Records with drawing code:
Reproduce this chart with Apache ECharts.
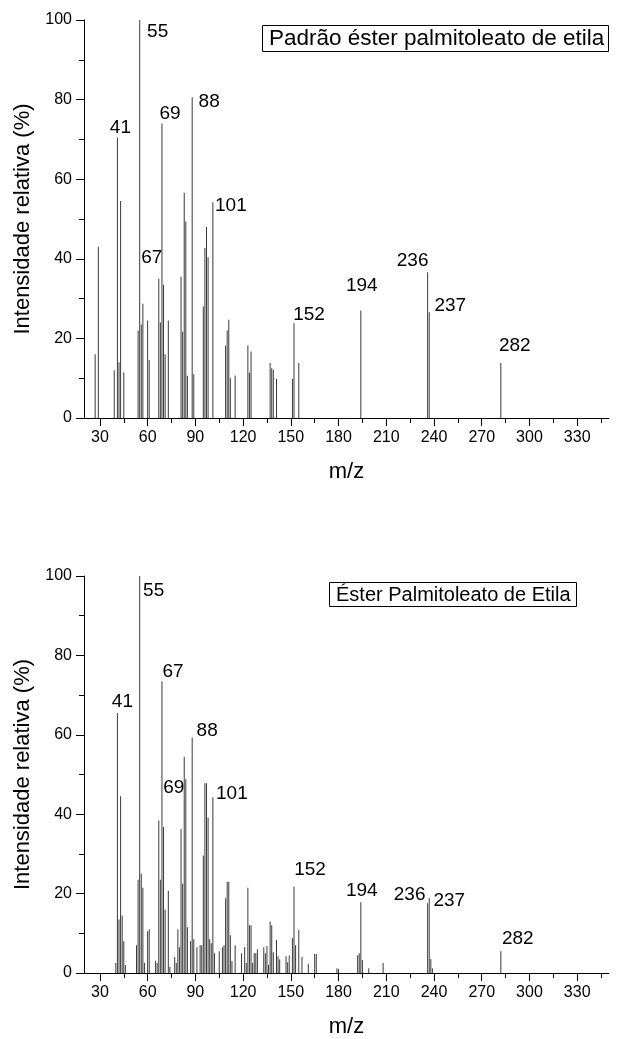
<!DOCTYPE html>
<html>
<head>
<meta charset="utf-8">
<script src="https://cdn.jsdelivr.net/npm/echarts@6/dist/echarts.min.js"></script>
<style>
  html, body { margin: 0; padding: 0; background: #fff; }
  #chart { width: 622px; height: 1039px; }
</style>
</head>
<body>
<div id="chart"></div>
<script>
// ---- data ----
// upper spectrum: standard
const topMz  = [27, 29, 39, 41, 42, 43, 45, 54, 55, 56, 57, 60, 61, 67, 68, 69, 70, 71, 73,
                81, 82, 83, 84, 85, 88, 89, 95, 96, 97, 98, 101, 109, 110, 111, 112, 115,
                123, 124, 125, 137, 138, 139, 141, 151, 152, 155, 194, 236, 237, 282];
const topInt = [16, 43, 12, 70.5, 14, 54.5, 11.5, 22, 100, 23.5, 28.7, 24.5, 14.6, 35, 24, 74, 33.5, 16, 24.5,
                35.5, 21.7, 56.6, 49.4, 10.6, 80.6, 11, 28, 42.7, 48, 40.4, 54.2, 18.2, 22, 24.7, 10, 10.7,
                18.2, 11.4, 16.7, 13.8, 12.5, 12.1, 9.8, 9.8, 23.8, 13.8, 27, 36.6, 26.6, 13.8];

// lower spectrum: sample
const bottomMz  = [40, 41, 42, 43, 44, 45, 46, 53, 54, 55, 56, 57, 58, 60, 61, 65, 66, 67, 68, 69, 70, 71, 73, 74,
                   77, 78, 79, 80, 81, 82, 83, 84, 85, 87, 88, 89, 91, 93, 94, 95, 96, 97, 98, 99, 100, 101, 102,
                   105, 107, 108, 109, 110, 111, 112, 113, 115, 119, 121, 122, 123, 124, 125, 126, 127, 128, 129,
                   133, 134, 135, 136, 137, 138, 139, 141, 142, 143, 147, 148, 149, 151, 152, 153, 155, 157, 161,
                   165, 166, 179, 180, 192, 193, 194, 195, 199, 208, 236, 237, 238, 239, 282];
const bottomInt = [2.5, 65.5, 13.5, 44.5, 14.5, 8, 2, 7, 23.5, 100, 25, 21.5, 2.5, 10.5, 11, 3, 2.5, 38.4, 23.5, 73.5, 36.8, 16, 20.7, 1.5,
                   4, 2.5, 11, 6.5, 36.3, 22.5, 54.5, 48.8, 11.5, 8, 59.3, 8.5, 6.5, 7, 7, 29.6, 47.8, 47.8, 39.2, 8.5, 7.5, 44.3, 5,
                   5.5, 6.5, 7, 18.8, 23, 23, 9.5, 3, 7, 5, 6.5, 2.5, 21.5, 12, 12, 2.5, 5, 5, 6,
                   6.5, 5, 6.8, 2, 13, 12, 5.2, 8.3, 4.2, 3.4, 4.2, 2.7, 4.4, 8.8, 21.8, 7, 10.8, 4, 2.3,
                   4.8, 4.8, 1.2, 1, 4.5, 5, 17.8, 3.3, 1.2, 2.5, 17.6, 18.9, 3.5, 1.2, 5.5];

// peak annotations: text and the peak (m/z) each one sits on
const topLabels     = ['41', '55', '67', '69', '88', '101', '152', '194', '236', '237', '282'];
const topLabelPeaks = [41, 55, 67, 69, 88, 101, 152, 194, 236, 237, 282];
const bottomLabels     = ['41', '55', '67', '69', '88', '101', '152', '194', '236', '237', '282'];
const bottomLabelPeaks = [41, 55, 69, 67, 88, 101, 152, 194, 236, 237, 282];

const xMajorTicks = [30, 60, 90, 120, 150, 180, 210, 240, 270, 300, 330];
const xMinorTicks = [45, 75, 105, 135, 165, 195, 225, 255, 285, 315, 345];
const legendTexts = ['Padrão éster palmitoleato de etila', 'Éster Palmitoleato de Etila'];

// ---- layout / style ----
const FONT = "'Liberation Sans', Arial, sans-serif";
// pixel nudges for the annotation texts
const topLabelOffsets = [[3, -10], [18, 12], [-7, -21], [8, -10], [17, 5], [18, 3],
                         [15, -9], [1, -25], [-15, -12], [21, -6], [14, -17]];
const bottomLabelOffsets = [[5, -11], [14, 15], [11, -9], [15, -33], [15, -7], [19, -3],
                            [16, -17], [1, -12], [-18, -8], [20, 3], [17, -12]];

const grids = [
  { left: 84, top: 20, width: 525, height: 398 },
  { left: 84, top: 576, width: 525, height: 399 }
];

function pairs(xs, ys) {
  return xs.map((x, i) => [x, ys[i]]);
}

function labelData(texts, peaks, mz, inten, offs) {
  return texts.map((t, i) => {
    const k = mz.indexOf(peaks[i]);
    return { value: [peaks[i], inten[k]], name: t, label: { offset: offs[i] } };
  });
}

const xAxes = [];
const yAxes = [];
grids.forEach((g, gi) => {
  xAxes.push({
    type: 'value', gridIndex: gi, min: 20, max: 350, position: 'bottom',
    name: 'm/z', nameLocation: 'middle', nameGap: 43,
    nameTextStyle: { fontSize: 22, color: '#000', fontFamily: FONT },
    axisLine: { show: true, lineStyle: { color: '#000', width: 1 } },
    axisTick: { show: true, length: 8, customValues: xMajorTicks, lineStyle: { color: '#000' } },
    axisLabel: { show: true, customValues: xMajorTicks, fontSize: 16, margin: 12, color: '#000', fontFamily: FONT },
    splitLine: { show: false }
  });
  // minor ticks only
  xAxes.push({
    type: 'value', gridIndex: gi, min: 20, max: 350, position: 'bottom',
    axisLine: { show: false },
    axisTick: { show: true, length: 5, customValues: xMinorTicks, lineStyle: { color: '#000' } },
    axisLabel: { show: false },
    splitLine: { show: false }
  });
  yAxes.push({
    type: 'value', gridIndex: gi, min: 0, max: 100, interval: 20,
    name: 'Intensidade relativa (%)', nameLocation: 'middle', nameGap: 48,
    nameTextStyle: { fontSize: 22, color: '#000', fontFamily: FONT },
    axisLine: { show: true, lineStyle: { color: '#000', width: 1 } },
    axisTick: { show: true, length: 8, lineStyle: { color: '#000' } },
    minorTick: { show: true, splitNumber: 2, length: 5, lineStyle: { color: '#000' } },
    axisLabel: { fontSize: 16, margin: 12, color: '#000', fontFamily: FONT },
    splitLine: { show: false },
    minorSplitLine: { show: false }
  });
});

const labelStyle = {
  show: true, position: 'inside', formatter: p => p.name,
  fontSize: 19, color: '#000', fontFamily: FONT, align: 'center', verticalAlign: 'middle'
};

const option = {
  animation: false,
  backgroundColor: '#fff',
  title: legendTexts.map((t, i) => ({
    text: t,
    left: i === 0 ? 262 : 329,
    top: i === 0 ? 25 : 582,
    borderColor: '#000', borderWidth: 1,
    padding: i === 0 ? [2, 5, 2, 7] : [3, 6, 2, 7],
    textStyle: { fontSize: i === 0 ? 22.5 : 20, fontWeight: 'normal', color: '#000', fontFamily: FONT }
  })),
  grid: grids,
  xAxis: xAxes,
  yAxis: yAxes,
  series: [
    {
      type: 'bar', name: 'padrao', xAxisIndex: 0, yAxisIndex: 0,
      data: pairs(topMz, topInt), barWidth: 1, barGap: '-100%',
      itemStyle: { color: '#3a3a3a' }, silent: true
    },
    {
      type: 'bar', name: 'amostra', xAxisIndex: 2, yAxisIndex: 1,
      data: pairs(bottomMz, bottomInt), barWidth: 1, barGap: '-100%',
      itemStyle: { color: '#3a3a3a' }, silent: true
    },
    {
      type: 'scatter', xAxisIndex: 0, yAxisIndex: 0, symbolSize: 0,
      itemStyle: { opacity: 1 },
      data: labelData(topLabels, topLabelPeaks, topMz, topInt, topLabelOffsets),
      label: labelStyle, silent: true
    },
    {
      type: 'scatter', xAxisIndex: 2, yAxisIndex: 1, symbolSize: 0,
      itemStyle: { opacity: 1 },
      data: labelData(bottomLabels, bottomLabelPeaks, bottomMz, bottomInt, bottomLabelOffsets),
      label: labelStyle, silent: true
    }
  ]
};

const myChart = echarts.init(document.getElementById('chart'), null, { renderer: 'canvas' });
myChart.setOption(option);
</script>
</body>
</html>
---
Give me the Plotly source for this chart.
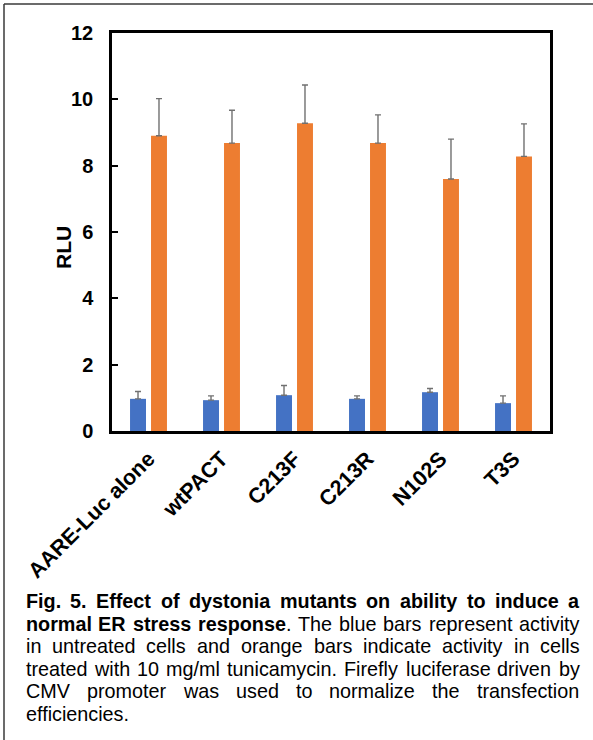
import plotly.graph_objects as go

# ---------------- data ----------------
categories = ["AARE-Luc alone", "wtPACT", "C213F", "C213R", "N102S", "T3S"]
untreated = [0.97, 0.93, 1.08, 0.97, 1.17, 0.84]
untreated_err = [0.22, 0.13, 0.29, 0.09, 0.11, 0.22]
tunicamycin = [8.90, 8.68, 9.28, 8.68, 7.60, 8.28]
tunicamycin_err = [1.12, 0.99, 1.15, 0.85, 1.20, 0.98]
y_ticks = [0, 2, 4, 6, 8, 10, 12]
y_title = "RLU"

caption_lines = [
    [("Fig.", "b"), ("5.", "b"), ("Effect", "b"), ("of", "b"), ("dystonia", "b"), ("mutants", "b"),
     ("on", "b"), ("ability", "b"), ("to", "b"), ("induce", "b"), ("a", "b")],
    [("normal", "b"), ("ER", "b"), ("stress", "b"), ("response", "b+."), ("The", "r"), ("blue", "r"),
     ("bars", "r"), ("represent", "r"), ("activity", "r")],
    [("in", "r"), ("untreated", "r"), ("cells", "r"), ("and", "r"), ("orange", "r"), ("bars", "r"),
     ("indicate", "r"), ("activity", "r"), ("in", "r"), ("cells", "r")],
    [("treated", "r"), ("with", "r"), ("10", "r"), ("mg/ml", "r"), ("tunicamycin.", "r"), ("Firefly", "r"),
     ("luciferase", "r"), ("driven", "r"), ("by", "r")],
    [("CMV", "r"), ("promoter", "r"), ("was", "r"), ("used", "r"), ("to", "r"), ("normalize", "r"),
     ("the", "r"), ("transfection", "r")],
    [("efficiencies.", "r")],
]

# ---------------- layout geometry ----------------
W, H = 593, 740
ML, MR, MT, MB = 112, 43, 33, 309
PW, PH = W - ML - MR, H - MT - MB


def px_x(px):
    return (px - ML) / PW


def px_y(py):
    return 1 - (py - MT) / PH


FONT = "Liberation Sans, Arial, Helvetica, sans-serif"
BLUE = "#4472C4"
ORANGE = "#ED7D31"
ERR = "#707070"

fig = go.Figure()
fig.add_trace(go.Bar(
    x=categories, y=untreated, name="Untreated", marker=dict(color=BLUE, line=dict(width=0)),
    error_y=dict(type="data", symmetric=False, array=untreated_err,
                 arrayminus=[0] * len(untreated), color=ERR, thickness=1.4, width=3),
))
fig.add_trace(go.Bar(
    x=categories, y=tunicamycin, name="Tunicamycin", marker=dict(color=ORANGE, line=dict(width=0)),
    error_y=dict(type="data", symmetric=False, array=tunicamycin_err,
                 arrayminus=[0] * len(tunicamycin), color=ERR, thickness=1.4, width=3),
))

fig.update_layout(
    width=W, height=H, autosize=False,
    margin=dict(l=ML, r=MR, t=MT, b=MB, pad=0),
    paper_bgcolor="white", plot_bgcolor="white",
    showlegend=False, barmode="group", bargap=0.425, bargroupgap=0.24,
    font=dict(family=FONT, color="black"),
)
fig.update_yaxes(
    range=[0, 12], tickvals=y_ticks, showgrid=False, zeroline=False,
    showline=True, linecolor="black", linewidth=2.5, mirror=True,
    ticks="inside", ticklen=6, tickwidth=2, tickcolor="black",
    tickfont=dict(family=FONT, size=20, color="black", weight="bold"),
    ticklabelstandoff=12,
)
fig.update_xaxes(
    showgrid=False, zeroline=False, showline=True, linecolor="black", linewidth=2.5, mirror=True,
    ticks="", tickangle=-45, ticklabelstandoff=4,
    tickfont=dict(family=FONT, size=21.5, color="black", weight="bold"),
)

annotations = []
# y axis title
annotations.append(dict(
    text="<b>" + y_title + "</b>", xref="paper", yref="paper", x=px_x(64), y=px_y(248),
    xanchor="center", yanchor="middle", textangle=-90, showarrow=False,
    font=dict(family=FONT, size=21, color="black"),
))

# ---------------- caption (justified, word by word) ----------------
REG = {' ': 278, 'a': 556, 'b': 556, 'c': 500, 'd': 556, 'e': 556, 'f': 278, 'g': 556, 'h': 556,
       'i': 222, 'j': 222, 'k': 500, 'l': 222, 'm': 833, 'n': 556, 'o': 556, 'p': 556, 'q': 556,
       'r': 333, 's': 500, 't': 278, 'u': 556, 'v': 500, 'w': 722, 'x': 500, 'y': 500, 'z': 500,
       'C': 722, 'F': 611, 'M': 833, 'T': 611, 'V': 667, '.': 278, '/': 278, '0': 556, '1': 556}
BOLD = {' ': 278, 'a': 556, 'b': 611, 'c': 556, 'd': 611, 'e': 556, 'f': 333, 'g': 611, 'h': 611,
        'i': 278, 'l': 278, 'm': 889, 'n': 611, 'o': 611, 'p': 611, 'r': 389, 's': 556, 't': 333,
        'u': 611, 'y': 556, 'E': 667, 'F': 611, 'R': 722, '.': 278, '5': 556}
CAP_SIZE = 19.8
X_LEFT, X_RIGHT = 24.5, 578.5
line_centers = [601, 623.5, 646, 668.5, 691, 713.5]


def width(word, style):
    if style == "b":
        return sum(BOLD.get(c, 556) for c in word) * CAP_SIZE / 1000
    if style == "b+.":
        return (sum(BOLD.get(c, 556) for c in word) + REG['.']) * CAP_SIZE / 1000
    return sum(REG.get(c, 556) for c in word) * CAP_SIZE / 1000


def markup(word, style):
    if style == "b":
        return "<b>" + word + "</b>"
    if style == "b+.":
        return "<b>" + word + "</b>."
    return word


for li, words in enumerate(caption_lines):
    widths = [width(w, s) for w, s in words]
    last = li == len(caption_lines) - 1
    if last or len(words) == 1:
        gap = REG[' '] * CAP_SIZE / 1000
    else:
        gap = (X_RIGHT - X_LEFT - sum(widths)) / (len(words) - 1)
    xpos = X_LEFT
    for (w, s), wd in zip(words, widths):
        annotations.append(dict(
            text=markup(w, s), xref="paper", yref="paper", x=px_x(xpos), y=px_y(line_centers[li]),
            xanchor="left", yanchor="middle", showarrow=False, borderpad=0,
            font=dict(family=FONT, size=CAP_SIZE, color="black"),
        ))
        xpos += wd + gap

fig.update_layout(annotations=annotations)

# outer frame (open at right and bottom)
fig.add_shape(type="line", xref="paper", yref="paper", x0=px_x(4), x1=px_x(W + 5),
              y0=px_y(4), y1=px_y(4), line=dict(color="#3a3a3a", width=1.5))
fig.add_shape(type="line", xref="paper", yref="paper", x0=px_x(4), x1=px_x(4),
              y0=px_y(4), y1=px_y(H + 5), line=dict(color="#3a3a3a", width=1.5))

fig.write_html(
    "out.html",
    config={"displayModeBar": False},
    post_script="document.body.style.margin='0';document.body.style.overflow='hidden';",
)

OBJECTIVE: Repeat exactly the stretch of lines that opens with the line containing "Reproduce this chart with Apache ECharts." and closes with the line containing "36.6, 26.6, 13.8];". Leave the pictures out, and add nothing.

OUTPUT OF THE EXERCISE:
Reproduce this chart with Apache ECharts.
<!DOCTYPE html>
<html>
<head>
<meta charset="utf-8">
<script src="https://cdn.jsdelivr.net/npm/echarts@6/dist/echarts.min.js"></script>
<style>
  html, body { margin: 0; padding: 0; background: #fff; }
  #chart { width: 622px; height: 1039px; }
</style>
</head>
<body>
<div id="chart"></div>
<script>
// ---- data ----
// upper spectrum: standard
const topMz  = [27, 29, 39, 41, 42, 43, 45, 54, 55, 56, 57, 60, 61, 67, 68, 69, 70, 71, 73,
                81, 82, 83, 84, 85, 88, 89, 95, 96, 97, 98, 101, 109, 110, 111, 112, 115,
                123, 124, 125, 137, 138, 139, 141, 151, 152, 155, 194, 236, 237, 282];
const topInt = [16, 43, 12, 70.5, 14, 54.5, 11.5, 22, 100, 23.5, 28.7, 24.5, 14.6, 35, 24, 74, 33.5, 16, 24.5,
                35.5, 21.7, 56.6, 49.4, 10.6, 80.6, 11, 28, 42.7, 48, 40.4, 54.2, 18.2, 22, 24.7, 10, 10.7,
                18.2, 11.4, 16.7, 13.8, 12.5, 12.1, 9.8, 9.8, 23.8, 13.8, 27, 36.6, 26.6, 13.8];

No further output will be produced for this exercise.